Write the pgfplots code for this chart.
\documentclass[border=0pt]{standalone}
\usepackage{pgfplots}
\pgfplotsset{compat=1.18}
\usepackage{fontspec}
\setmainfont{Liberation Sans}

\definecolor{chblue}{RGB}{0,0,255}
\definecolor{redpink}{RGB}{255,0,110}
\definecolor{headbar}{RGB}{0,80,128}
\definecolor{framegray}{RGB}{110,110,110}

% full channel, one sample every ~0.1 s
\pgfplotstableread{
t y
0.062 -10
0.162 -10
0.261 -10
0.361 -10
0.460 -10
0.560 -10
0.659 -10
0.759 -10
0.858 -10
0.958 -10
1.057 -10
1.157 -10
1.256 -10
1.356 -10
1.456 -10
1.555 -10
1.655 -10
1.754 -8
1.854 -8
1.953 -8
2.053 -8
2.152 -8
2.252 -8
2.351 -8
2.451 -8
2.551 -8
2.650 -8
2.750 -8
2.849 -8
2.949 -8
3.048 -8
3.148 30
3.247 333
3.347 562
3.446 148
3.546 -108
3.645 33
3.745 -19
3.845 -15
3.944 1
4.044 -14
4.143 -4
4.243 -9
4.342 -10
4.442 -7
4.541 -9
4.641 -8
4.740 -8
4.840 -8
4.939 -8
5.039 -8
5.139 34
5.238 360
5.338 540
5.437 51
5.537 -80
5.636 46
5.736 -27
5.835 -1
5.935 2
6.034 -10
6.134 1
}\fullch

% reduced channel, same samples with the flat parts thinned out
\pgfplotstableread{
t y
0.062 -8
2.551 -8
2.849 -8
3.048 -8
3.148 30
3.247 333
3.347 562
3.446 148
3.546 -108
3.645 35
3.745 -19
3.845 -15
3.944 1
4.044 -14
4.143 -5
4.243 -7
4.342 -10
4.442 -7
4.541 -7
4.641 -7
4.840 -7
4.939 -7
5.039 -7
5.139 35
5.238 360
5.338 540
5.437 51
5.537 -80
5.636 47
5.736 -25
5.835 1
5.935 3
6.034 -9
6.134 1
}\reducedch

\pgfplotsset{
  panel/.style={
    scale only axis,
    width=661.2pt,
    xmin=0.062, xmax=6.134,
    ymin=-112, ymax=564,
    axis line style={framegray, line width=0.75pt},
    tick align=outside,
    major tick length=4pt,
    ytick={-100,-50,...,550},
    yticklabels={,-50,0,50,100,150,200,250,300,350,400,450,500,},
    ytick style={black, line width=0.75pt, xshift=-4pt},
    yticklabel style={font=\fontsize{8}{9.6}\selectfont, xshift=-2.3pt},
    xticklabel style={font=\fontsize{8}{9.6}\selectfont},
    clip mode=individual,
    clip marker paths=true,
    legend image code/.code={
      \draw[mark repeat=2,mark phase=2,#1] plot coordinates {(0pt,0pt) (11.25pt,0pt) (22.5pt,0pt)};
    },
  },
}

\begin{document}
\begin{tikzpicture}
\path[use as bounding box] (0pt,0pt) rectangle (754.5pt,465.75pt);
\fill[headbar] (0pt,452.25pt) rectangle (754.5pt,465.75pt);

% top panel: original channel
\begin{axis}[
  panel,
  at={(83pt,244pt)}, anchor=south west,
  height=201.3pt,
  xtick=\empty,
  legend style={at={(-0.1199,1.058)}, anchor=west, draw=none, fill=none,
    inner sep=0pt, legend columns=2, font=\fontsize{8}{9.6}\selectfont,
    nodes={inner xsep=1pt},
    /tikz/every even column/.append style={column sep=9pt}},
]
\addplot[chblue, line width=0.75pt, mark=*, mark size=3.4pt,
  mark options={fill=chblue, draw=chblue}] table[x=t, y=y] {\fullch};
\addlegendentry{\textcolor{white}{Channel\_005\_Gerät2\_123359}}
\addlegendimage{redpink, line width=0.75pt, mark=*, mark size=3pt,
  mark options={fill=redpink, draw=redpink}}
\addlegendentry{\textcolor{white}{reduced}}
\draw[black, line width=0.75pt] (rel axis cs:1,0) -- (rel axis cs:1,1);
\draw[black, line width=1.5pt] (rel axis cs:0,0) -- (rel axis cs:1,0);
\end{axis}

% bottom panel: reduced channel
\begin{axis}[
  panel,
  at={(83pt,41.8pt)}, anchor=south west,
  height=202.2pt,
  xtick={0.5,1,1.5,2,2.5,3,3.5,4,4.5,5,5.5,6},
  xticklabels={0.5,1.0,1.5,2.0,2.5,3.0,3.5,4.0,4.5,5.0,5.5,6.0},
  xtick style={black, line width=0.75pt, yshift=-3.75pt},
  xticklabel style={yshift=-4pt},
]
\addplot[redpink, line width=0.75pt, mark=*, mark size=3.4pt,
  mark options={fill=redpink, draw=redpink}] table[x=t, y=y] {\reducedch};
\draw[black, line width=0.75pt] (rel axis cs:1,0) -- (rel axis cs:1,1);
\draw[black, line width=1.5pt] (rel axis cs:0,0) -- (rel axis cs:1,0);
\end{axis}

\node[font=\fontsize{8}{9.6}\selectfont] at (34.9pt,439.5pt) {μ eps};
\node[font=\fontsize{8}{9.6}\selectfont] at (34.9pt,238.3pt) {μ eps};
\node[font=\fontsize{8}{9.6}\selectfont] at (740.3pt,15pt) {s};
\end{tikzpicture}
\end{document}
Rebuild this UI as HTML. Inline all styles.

◆ WHAT IS ASKED: Transcribe the material above word for word.

◆ REPLY:
Write the pgfplots code for this chart.
\documentclass[border=0pt]{standalone}
\usepackage{pgfplots}
\pgfplotsset{compat=1.18}
\usepackage{fontspec}
\setmainfont{Liberation Sans}

\definecolor{chblue}{RGB}{0,0,255}
\definecolor{redpink}{RGB}{255,0,110}
\definecolor{headbar}{RGB}{0,80,128}
\definecolor{framegray}{RGB}{110,110,110}

% full channel, one sample every ~0.1 s
\pgfplotstableread{
t y
0.062 -10
0.162 -10
0.261 -10
0.361 -10
0.460 -10
0.560 -10
0.659 -10
0.759 -10
0.858 -10
0.958 -10
1.057 -10
1.157 -10
1.256 -10
1.356 -10
1.456 -10
1.555 -10
1.655 -10
1.754 -8
1.854 -8
1.953 -8
2.053 -8
2.152 -8
2.252 -8
2.351 -8
2.451 -8
2.551 -8
2.650 -8
2.750 -8
2.849 -8
2.949 -8
3.048 -8
3.148 30
3.247 333
3.347 562
3.446 148
3.546 -108
3.645 33
3.745 -19
3.845 -15
3.944 1
4.044 -14
4.143 -4
4.243 -9
4.342 -10
4.442 -7
4.541 -9
4.641 -8
4.740 -8
4.840 -8
4.939 -8
5.039 -8
5.139 34
5.238 360
5.338 540
5.437 51
5.537 -80
5.636 46
5.736 -27
5.835 -1
5.935 2
6.034 -10
6.134 1
}\fullch

% reduced channel, same samples with the flat parts thinned out
\pgfplotstableread{
t y
0.062 -8
2.551 -8
2.849 -8
3.048 -8
3.148 30
3.247 333
3.347 562
3.446 148
3.546 -108
3.645 35
3.745 -19
3.845 -15
3.944 1
4.044 -14
4.143 -5
4.243 -7
4.342 -10
4.442 -7
4.541 -7
4.641 -7
4.840 -7
4.939 -7
5.039 -7
5.139 35
5.238 360
5.338 540
5.437 51
5.537 -80
5.636 47
5.736 -25
5.835 1
5.935 3
6.034 -9
6.134 1
}\reducedch

\pgfplotsset{
  panel/.style={
    scale only axis,
    width=661.2pt,
    xmin=0.062, xmax=6.134,
    ymin=-112, ymax=564,
    axis line style={framegray, line width=0.75pt},
    tick align=outside,
    major tick length=4pt,
    ytick={-100,-50,...,550},
    yticklabels={,-50,0,50,100,150,200,250,300,350,400,450,500,},
    ytick style={black, line width=0.75pt, xshift=-4pt},
    yticklabel style={font=\fontsize{8}{9.6}\selectfont, xshift=-2.3pt},
    xticklabel style={font=\fontsize{8}{9.6}\selectfont},
    clip mode=individual,
    clip marker paths=true,
    legend image code/.code={
      \draw[mark repeat=2,mark phase=2,#1] plot coordinates {(0pt,0pt) (11.25pt,0pt) (22.5pt,0pt)};
    },
  },
}

\begin{document}
\begin{tikzpicture}
\path[use as bounding box] (0pt,0pt) rectangle (754.5pt,465.75pt);
\fill[headbar] (0pt,452.25pt) rectangle (754.5pt,465.75pt);

% top panel: original channel
\begin{axis}[
  panel,
  at={(83pt,244pt)}, anchor=south west,
  height=201.3pt,
  xtick=\empty,
  legend style={at={(-0.1199,1.058)}, anchor=west, draw=none, fill=none,
    inner sep=0pt, legend columns=2, font=\fontsize{8}{9.6}\selectfont,
    nodes={inner xsep=1pt},
    /tikz/every even column/.append style={column sep=9pt}},
]
\addplot[chblue, line width=0.75pt, mark=*, mark size=3.4pt,
  mark options={fill=chblue, draw=chblue}] table[x=t, y=y] {\fullch};
\addlegendentry{\textcolor{white}{Channel\_005\_Gerät2\_123359}}
\addlegendimage{redpink, line width=0.75pt, mark=*, mark size=3pt,
  mark options={fill=redpink, draw=redpink}}
\addlegendentry{\textcolor{white}{reduced}}
\draw[black, line width=0.75pt] (rel axis cs:1,0) -- (rel axis cs:1,1);
\draw[black, line width=1.5pt] (rel axis cs:0,0) -- (rel axis cs:1,0);
\end{axis}

% bottom panel: reduced channel
\begin{axis}[
  panel,
  at={(83pt,41.8pt)}, anchor=south west,
  height=202.2pt,
  xtick={0.5,1,1.5,2,2.5,3,3.5,4,4.5,5,5.5,6},
  xticklabels={0.5,1.0,1.5,2.0,2.5,3.0,3.5,4.0,4.5,5.0,5.5,6.0},
  xtick style={black, line width=0.75pt, yshift=-3.75pt},
  xticklabel style={yshift=-4pt},
]
\addplot[redpink, line width=0.75pt, mark=*, mark size=3.4pt,
  mark options={fill=redpink, draw=redpink}] table[x=t, y=y] {\reducedch};
\draw[black, line width=0.75pt] (rel axis cs:1,0) -- (rel axis cs:1,1);
\draw[black, line width=1.5pt] (rel axis cs:0,0) -- (rel axis cs:1,0);
\end{axis}

\node[font=\fontsize{8}{9.6}\selectfont] at (34.9pt,439.5pt) {μ eps};
\node[font=\fontsize{8}{9.6}\selectfont] at (34.9pt,238.3pt) {μ eps};
\node[font=\fontsize{8}{9.6}\selectfont] at (740.3pt,15pt) {s};
\end{tikzpicture}
\end{document}
Rebuild this UI as HTML. Inline all styles.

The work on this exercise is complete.